SNAPing together a universal receptor system for T-cell therapies

T-cell therapies work well for blood cancers, but they come with caveats—a major one being that they’re cumbersome and expensive to tailor to a patient’s specific cancer type. On top of that, the therapy must be re-customized to home in on a new target each time the cancer evolves.

Now, a new universal receptor system designed by a research team from the University of Pittsburgh could make engineering custom T-cell therapies far more efficient. Part of the company’s technology has already been licensed by Pennsylvania-based biotech Coeptis Therapeutics.

In a study published May 9 in Nature Communications, the scientists described how they engineered T cells with receptors containing a special enzyme called SNAPtag. The engineered cells are administered alongside antibodies for proteins specific to a patient’s cancer. These antibodies are labeled with a molecule called benzylguanine, which forms a covalent bond—the strongest type there is—with SNAPtag. This welds the antibodies to the receptor so it’s able to recognize the cancer cells.

“We wanted to make receptors that wouldn’t just bind with the adapter antibodies—it would actually fuse with them,” senior author Jason Lohmueller, Ph.D., told Fierce Biotech Research. “This would allow them to have more potent activity so we could get by with a lower amount of that antibody and get more sensitive responses.”

Lohmueller’s lab, together with the lab of Alexander Deiters, Ph.D., also at the University of Pittsburgh, is one of the first to use SNAPtag in a therapeutic setting. Benzylguanine by itself is an antineoplastic agent that’s been used to make tumor cells more vulnerable to cancer drugs. SNAPtag and benzylguanine together have been used in imaging in animals and to label proteins.

“Before, the enzyme was being viewed more as a tool,” Lohmueller explained.

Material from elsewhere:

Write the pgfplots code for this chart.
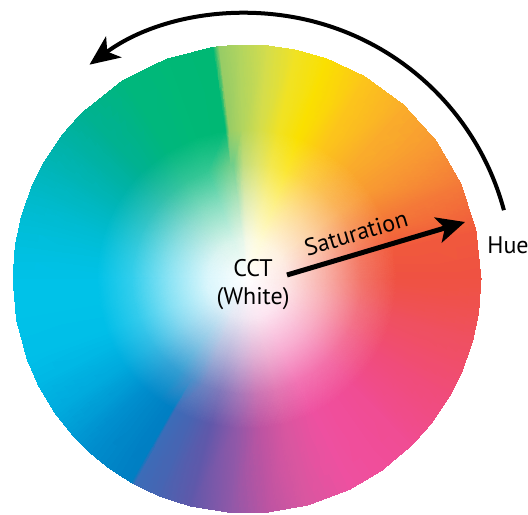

The researchers designed two different types of receptors containing SNAPtag: chimeric antigen receptors and SynNotch receptors, synthetic receptors that can be programmed to turn virtually any gene on or off. Importantly, multiple antibodies can be fused to the receptor at once or in succession. That makes it theoretically possible to head off mutations, prevent relapse and circumvent the costly process of re-engineering T cells for another round of therapy, Lohmueller said.

The researchers tested out their system in human cells and mouse models, targeting human CD20 and HER2 to assess its potency against blood cancer and solid tumor antigens. All of the mice that received SNAP-CAR T cells along with the antibodies showed significant tumor regressions. Around 80% of the mice appeared to be tumor-free in the experiments targeting the HER2+ tumors. There were five mice per group and the experiments were replicated multiple times, according to Lohmueller.

The team is now working on gathering data about the technology’s efficacy against other tumor types. Coeptis has licensed the company’s SNAP-CAR system and plans to first target HER2-expressing cancer in a potential clinical program, according to Vice President of Operations Dan Yerace. Then, the biotech will identify additional targets with the hopes of addressing unmet medical needs in oncology.